Sterling silver; natural American turquoise, likely Royston (left) and Bisbee (right)
$625 + shipping, handling, and insurance

I love the way this pair came together. Slotted into their respective compartments in Wings’s storage containers, they seemed nearly identical: size, shape, shades of blue. When he took them out and set them side by side on his workbench, preparatory to creating this pair, their unique properties became abundantly clear.

Some years ago, he acquired several heart-shaped cabochons at more or less the same time. Such parcels are often sold in lots, and it’s often a safe assumption that they are the same material, from the same mine of origin .

But not always.

Sometimes, vendors sort them into groups by rough shape and/or size, perhaps by color. Sometimes, those guidelines are rough indeed. And enough time has elapsed since their acquisition that neither he nor I recall whether they were indeed purchased together or separately.
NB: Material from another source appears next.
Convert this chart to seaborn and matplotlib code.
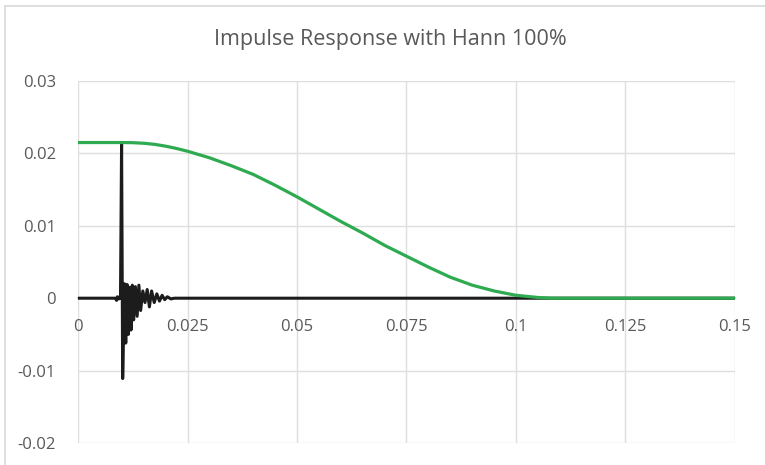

But a close look shows clearly that these are very different stones.

The size is virtually identical, if arrayed somewhat differently. Both are heart-shaped, although the cabochon on the left has a wider throat, more open than the one on the right. But they’re close enough in that regard that it’s mostly irrelevant, once they’re set into bezels and edged with twisted silver. And the shade of blue of the actual turquoise material, the base color of each cabochon is also virtually identical, that flawless bright blue of the desert sky in morning.

But the matrix of each stone is very different.

The one on the left, above, is a ringer for Royston turquoise, which comes from Nevada. There are a couple of other American mines whose material sometimes manifests with a matrix in that floating overlay of bright green with hints of golden brown, but this phenomenon is far and away most common to Royston.

The cabochon on the right? Same brilliant clear blue, but no floating overlays here, and no green and brown, either. This one has delicate veining of rich red siltstone, a color somewhere between burgundy and brick . . . and one that is a hallmark of Bisbee turquoise. Such color and matrix combinations can sometimes be found in other Arizona mines these days, even one or two in Nevada, but it’s Bisbee that’s actually known for it.

And I suspect that that is what we have here, one of each: a Skystone from Nevada; a Skystone from Arizona; two very different mines of origin . . . and  two hearts that still seem as perfectly matched as those of any pair of human lovers.

And what is love, after all, but a coming together of two very distinct hearts? What is love but care of another, of a particularly selfless sort?

Yes, next month brings us the holiday associated with romantic love, but we need love as a way of being now, for ourselves, and for our world: a world in which the sky gives the gift of the First Medicine to an earth in need; one in which the earth returns it in its own way, too.

Such are the gifts of the water, and the light: the life and breath of love, for the earth, and for us all.

Who knows? Perhaps the skies will have had more than enough of the trickster wind’s unseasonal interference, and deliver a little snow in the week to come after all.